It’s Getting Colder – Keep Calm and Roast Vegetables


Do you know what vegetable tastes better roasted? Um, almost every single one.

When done right, roasting really is an amazing way to cook vegetables – probably the best. It changes the texture and taste of the food, and usually for the better. Remember how brussels sprouts had a comeback? It’s because we finally got smart enough to stop boiling them and started roasting them. I’m side-eying all of our parents who boiled them.

FYI, in this case, we are using the term “roast” to mean cooking in an oven at a high temperature – this is true roasting. “Slow-roasting” at a low temperature is a different method (also delicious).

1) Use parchment paper and a half-sheet pan.

You want to be a successful roaster? You need parchment paper (non-negotiable) and a good size flat pan. This is absolutely the best method for roasting vegetables. For a uniform roasting, a flat pan works best and parchment paper is the best way to avoid food sticking with better clean-up and no effect on taste.

2) Use high heat. 

Roasting really should be done at least at 400 degrees, in my humble opinion. That’s where you start to get the crunchy outside. However, some vegetables can’t ever achieve that, so you won’t get kicked out of the club if you do 350. Go below that and you’re slow-roasting. You can’t sit with us. 

3) Learn about oil and smoke points. 

You need fat to roast and in the case of vegetables or other low-fat food, you need an oil or other source of fat. Good news – there are a ton of oils to choose from! My favorites are olive oil, avocado oil, and ghee. All of these operate at relatively high smoke points. A smoke point is the temperature that the oil will start to burn. That usually leads to bitter food and sometimes can be dangerous. 

Olive oil is famous for being delicious, but having a lower smoke point. While that is true, virgin olive oil has a higher smoke point than extra-virgin. You can very successfully roast at 400 degrees with olive oil, sometimes a little more.

Avocado oil is great for roasting! It has a very high smoke point and a mild flavor. Its downsides are that it can be expensive and the market is full of low-quality avocado oil that has performance issues (because it’s not actually pure avocado oil). Research avocado oil brands before buying.

Ghee is a powerhouse. It’s commonly used in South Asia but has started to get more of a following worldwide. It has a very high smoke point and a buttery taste. It is low in lactose, but high in saturated fat. You might need to skip ghee if you are watching your cholesterol.

4) Cut in uniform pieces and don’t overcrowd.
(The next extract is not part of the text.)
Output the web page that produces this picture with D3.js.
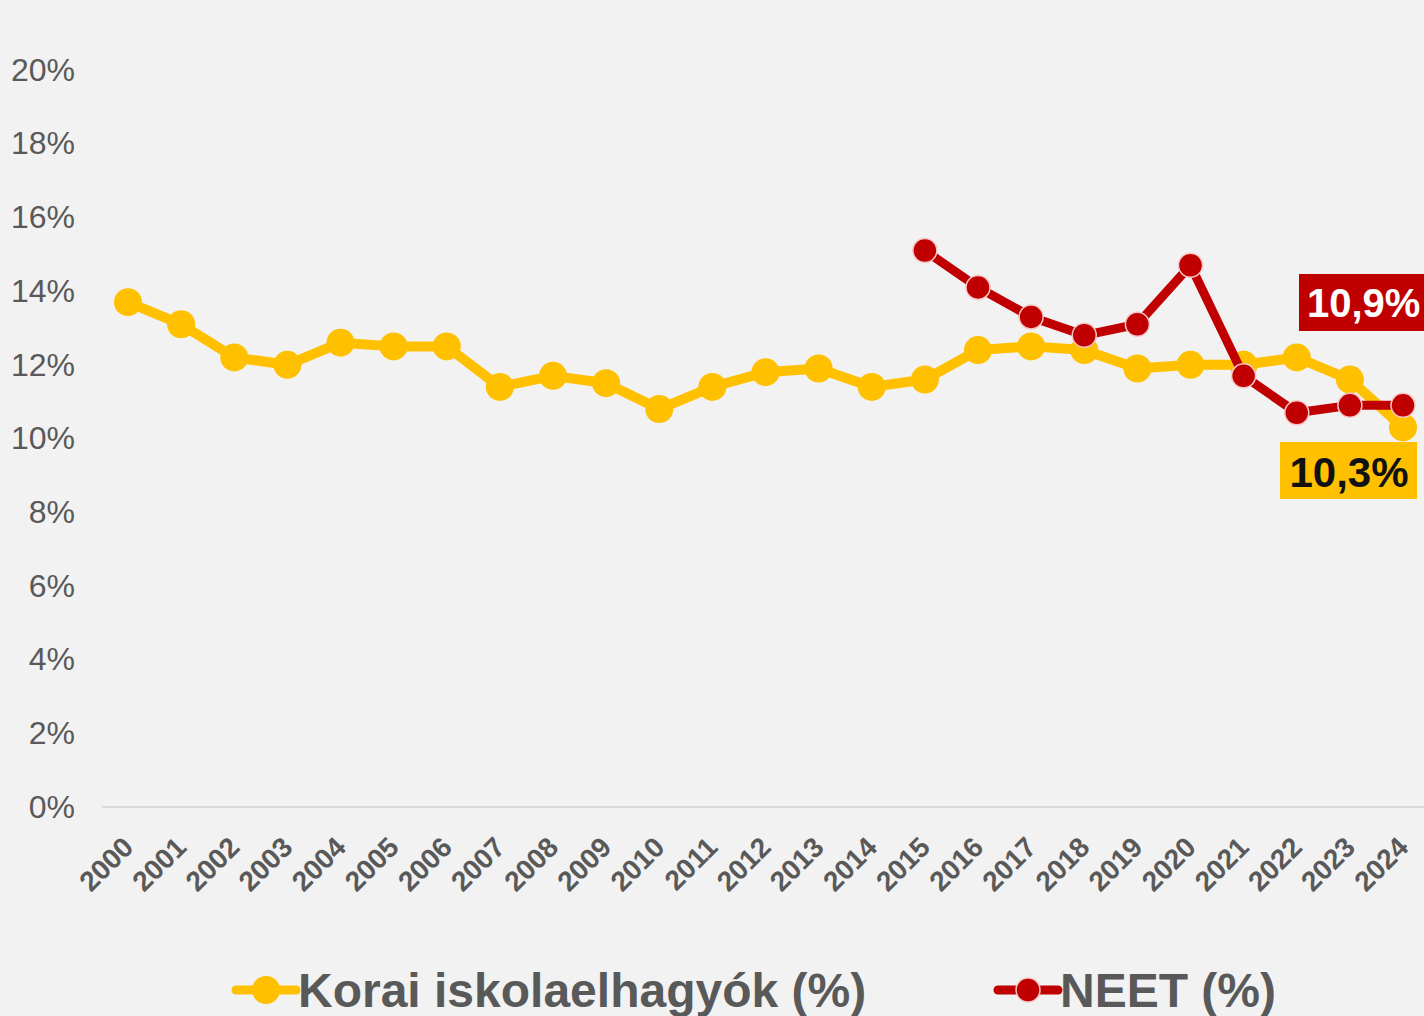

If you are roasting vegetables, cut them around the same size! One of the best parts about roasting is the uniform outcome of it – you will not get that result if you do not have a uniform size. If you want more caramelization (and you dooooo), you need to aim to keep your pieces similar sizes. Also, don’t overcrowd the pan. Each piece can’t cook evenly if they are touching. The dry air needs space to do its job.

5) GO NUTS! 

Try every vegetable roasted. They are almost all delicious. You’ll have some trial and error (different vegetables roast at different rates), but it’s worth messing up a few times to get to the point where you figure it out.  My favorites are sweet potatoes, broccoli, and roasted garlic. Oh MAN, I could write a blog about how much I love roasted garlic.  Maybe next blog?